ElevenLabs offers some of the most realistic text-to-speech voices available today, but without understanding its core controls, you will never unlock its full potential. This guide explains every major ElevenLabs setting in simple terms and shows you exactly how to tune them for YouTube videos, audiobooks, TikTok, AI characters, and emotional storytelling.

By the end, you will know how to make your AI voices sound natural, expressive, and professional at every time.

1. What Is ElevenLabs?

ElevenLabs is an AI powered text to speech and voice cloning platform known for producing ultra-realistic human voices. It’s widely used for:

YouTube voiceovers
Audiobooks and narration
TikTok and short-form content
AI characters and storytelling
Dubbing and multilingual content
Podcasts and educational content

What sets ElevenLabs apart is not just voice quality — it’s the control you get over how the voice sounds.

2. Core ElevenLabs Voice Settings Explained

Let’s break down each setting and what it does. This includs practical tips, examples, and common pitfalls, so you can fine tune voices like a pro.

2.1 Speed

What it controls:
Speed adjusts how fast the AI reads your text.

How it affects your audio:

Slower speed: Produces calm, emotional, or dramatic delivery. Perfect for creating suspense, storytelling, or long-form narration.
Medium speed: Balanced pacing for tutorials, YouTube narration, or explainer videos. This keeps the listener engaged without feeling rushed.
Faster speed: Energetic and punchy, suitable for TikTok/Reels, short ads, or instructional content that needs urgency.

Tips for using Speed:

If your script has complex sentences, slightly slower speed improves clarity.
Short, casual sentences can handle higher speeds without sounding unnatural.
Avoid maxing out speed; too fast can make speech robotic or hard to follow.

Example:

Slow: “Once upon a time, in a quiet village, there lived a mysterious storyteller…”
Fast: “Quick tip: You can save hours every week with this simple AI hack!”

2.2 Stability

What it controls:
Stability determines how consistent and predictable the voice is. It affects pitch, tone, and emotional fluctuations.

How it affects your audio:

High stability: Smooth, steady, professional tone. Ideal for corporate narration, news, educational content, or any long video requiring consistency.
Low stability: Expressive, dynamic, and slightly unpredictable, which is great for storytelling, characters, drama, or emotional scripts.

Tips for using Stability:

Low stability is excellent for character differentiation. E.g: giving multiple voices distinct personalities.
For long-form content, higher stability reduces listener fatigue.
If your goal is emotional impact, experiment with mid-to-low stability combined with style exaggeration.

Think of it like this:

High stability = News anchor
Low stability = Actor performing a scene

Example:

High: Calm, even narration of a tutorial
Low: Dramatic reading of a suspense story or fantasy character dialogue

2.3 Similarity (Clarity + Similarity Enhancement)

What it controls:
Similarity affects how closely the AI voice matches the original or cloned voice.
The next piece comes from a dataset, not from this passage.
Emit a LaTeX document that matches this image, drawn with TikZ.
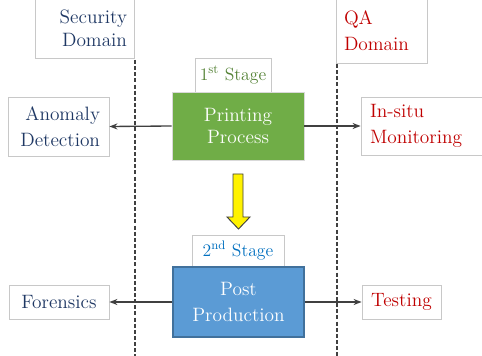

How it affects your audio:

High similarity: Very close to the original voice, useful for branded or cloned voices. Less room for expressive variations.
Medium similarity: Balanced natural tone with some flexibility — keeps voices sounding human.
Low similarity: More creative, expressive, and flexible. Great for fictional characters or varied narration.

Tips for using Similarity:

Use high similarity when you want brand consistency (e.g., a company voice).
Medium similarity is ideal for everyday narration or conversational styles.
Low similarity is best for character voices or comedic tones where exaggeration is acceptable.

Trade-off:
High similarity can limit emotional variation — consider combining medium similarity with style exaggeration for natural emotion.

Example:

High similarity: Brand voice reading an explainer video script
Low similarity: AI character reading a fantasy dialogue with personality quirks

2.4 Style Exaggeration

What it controls:
Style exaggeration adds emotional emphasis to the voice.

How it affects your audio:

Low style: Neutral, professional, informational tone. Ideal for tutorials or corporate content.
Medium style: Conversational, friendly, slightly emotional, perfect for YouTube narration, podcasts, or casual videos.
High style: Dramatic, expressive, storytelling voice — ideal for character voices, fiction, or emotional narration.

Tips for using Style Exaggeration:

Test in small increments; overdoing style exaggeration can make the voice sound unnatural.
Combine with stability adjustments to balance expressiveness and consistency.
For multi-character scripts, varying style exaggeration can help differentiate personalities.

Example:

Low: “Here’s how to install the software step by step.”
Medium: “Hey everyone, welcome back to the channel!”
High: “The wind howled through the mountains as the hero prepared for battle!”

2.5 Language Override

What it controls:
Language override forces the voice to read in a specific language, even if the text is in another language.

Use cases:

Multilingual content creation
Dubbing or translation
Adding accented or non-native speech for characters

Tips for using Language Override:

Double-check pronunciation, as forcing a language can slightly alter clarity.
Combine with medium style and stability to maintain natural flow.
Use it when you want consistent voice across multiple languages.

Example:
English text + Spanish override → AI reads Spanish translation of your script while keeping the same voice.

2.6 Speaker Boost

What it controls:
Speaker boost enhances loudness, vocal presence, and clarity.

How it affects your audio:

On: Voice sounds stronger, more present, and podcast-ready. Good for tutorials, ads, or YouTube narration.
Off: Softer, cinematic, or more natural tone — ideal for audiobooks or emotional storytelling.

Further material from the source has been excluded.